Diplomacy at a Standstill
French President Emmanuel Macron and British Prime Minister Keir Starmer are set to chair a video conference of Ukraine’s “Coalition of the Allies” on February 24, coinciding with the fourth anniversary of Russia’s full-scale invasion. However, Ukrainian President Volodymyr Zelenskyy told reporters that peace negotiations mediated by the United States have yielded no positive movement on the question of Russian-occupied Ukrainian territory. The Kremlin’s spokesman meanwhile declined to confirm when or where the next round of talks would take place, following reports that Geneva was being considered.
Energy and Sanctions
The European Commission approved Germany’s continued trusteeship over the German assets of sanctioned Russian oil giant Rosneft, which supplies the bulk of fuel to Berlin through its PCK Schwedt refinery. The US Treasury extended a sanctions waiver for Serbia’s Russian-owned oil firm NIS until March 20, buying the country another month of crude supply.
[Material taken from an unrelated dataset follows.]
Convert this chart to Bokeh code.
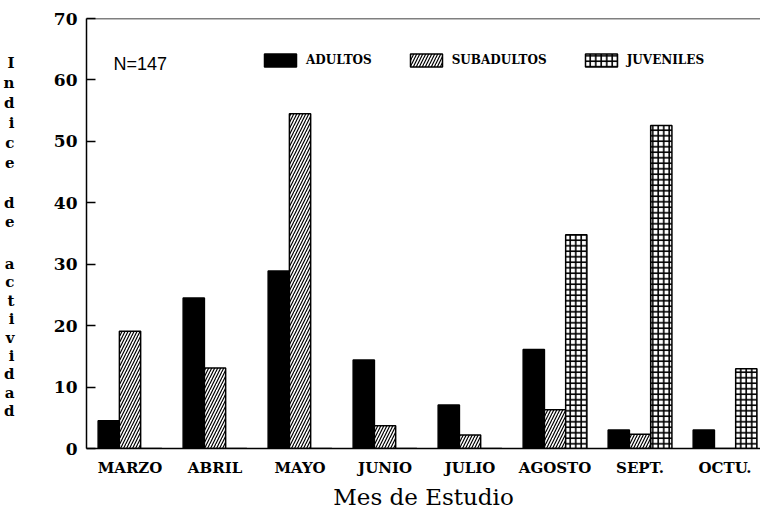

Hungary, meanwhile, threatened to block a proposed 90 billion euro EU loan to Ukraine, with Foreign Minister Peter Szijjarto linking the move to Ukraine’s suspension of Russian oil transit through the Druzhba pipeline, calling it a breach of the EU-Ukraine Association Agreement.
European Defense
Britain, France, Germany, Italy, and Poland announced a joint initiative to develop affordable air defense systems aimed at bolstering the continent’s security against aerial threats.